What should the width of the border of the yellow roses be?

Edit: Picture showed original flower bed to be 8ft by 12ft
Last edited by: J-No: Sep 12, 17 19:11
Just to be clear, is the border going around the original 8x12 flower bed and you are looking for two areas to be equal, that is the area of the border and the area of the original bed?
Last edited by: DJRed: Sep 12, 17 19:31
The way that you explained it, you have 8x12 => 96 sq. ft. of red roses. The total area will be twice that, 192 sq. ft. Which means that the new plot would be 12x16, with a two foot border around the original plot.

Of course, you are going to need to use variables in 10th grade.

Let x be the width of the yellow border (it isn't stated, but the border needs to be equal all around, or there are infinite solutions). Drawing it, you will see 8 basic segments, 2 widths, 2 lengths, 4 corners (you can divvy up the segments differently). The area of the yellow bed is the result of all of those areas added together:

2w*x+2l*x + 4x^2 = 96

40x + 4x^2 = 96

0 = x^2 + 10x - 24
0 = (x+12)(x- 2)

checking each factor, and solving for zero, {x = -12} isn't a real answer, so x = 2.
Last edited by: oldandslow: Sep 12, 17 19:47
oldandslow wrote:
The way tha tyou explained it, you have 8x12 => 96 sq. ft. of red roses. The total area will be twice that, 192 sq. ft. Which means that the new plot would be 12x16, with a two foot border around the original plot.
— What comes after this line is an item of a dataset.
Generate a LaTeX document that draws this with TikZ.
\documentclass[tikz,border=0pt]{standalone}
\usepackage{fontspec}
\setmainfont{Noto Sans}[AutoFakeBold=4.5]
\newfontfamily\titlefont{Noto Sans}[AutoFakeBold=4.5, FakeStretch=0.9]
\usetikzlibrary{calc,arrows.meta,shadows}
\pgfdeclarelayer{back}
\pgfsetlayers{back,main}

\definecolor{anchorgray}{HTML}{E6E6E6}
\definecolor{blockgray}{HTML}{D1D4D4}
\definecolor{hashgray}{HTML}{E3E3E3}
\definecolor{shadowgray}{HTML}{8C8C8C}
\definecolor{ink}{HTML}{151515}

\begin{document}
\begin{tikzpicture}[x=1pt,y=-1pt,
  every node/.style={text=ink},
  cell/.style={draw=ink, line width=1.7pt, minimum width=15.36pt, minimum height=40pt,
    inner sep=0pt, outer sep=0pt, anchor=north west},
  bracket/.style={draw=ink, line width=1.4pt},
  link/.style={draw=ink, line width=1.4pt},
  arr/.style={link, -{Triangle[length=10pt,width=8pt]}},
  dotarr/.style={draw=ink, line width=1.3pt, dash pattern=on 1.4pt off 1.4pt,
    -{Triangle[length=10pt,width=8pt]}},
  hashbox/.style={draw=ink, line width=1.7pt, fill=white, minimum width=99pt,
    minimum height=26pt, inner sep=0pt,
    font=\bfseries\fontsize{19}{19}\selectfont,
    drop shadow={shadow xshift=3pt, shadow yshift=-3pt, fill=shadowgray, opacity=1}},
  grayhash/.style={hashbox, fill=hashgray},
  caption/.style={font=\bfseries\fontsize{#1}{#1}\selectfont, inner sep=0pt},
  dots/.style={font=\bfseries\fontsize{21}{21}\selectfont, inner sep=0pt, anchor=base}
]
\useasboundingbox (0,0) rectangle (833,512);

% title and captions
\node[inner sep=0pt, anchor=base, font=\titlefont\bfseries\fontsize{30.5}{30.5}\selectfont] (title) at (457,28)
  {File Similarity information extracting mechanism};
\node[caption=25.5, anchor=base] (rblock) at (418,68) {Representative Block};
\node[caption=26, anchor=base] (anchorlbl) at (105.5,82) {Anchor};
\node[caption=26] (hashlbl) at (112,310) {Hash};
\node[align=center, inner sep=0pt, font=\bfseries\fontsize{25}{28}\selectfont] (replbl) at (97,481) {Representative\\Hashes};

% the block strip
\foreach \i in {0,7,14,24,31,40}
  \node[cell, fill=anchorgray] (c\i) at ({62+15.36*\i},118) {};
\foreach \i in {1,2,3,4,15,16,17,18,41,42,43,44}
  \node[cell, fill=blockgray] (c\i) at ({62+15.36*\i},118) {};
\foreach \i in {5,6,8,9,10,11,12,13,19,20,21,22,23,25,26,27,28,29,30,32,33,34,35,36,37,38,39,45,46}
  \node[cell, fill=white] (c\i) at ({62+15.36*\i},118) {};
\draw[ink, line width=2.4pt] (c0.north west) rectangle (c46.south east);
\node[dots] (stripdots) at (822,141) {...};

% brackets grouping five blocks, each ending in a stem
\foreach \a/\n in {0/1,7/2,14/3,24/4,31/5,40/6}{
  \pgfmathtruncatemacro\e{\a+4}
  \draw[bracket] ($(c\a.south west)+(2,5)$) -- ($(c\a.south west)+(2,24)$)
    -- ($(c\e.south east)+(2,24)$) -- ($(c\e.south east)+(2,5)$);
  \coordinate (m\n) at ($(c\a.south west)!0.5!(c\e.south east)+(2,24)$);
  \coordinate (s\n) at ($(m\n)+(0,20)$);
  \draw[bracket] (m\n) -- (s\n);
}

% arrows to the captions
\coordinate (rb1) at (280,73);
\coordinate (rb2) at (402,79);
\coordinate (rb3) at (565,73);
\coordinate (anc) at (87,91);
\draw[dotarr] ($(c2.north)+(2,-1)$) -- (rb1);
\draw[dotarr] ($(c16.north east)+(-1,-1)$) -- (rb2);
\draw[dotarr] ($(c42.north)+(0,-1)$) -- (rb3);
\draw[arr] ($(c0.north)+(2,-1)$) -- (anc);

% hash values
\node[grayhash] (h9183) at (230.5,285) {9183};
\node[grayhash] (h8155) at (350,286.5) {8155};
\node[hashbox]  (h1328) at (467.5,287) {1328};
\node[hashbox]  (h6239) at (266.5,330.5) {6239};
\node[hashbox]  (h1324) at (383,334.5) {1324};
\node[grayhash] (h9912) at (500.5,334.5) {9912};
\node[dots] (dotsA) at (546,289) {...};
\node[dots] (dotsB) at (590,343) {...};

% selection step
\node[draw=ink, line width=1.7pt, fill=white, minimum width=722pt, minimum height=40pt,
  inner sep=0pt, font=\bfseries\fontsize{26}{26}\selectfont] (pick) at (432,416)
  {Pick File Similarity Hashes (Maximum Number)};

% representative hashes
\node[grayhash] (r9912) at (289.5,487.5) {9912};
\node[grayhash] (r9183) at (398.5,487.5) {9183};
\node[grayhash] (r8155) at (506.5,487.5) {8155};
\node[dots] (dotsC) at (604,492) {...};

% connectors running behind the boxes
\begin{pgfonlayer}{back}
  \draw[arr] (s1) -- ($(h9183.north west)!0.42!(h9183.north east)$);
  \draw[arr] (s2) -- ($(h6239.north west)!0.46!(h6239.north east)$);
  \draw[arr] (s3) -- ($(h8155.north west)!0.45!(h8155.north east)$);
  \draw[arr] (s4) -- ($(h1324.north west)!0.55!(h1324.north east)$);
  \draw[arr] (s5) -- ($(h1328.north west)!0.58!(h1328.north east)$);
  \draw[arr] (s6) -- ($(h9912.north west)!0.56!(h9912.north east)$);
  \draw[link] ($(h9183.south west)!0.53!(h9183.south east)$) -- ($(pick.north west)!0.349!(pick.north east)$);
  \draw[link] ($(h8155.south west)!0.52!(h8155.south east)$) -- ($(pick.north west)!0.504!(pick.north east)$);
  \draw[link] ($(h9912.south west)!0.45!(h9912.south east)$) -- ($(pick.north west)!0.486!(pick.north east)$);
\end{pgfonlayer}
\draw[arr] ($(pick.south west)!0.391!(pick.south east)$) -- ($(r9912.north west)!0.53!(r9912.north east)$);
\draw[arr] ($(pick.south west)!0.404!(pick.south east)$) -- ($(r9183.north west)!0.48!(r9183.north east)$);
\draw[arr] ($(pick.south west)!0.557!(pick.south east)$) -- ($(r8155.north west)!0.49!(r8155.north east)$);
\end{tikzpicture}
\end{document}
^This is the way I read it.

You'll need to solve a quadratic equation. Let x = the width of the border. If the inner border is 8x12 it has an area of 96, but that also means the entire area of the rectangle created by the new border is (x + 12 + x) times (x + 8 + x). But this is the entire new area, not just the area of the new border (which is also 96). That means the area of the new border is (x + 12 + x) times (x + 8 + x) minus 96. I hope this makes sense because a picture would make this so much easier.

Then you just solve (x + 12 + x)(x + 8 + x) - 96 = 96. In words, the area of the new rectangle created less the area of the already existing inside rectangle equals the area of the new border.

(2x+12)(2x+8)-96=96
(2x+12)(2x+8)=192
4x^2+40x+96=192
4x^2+40x-96=0
x^2+10x-24=0
(x+12)(x-2)=0
x= -12 or x = 2

So, x =2 and the width of the border is 2.
Thanks all!!!

I'm an idiot.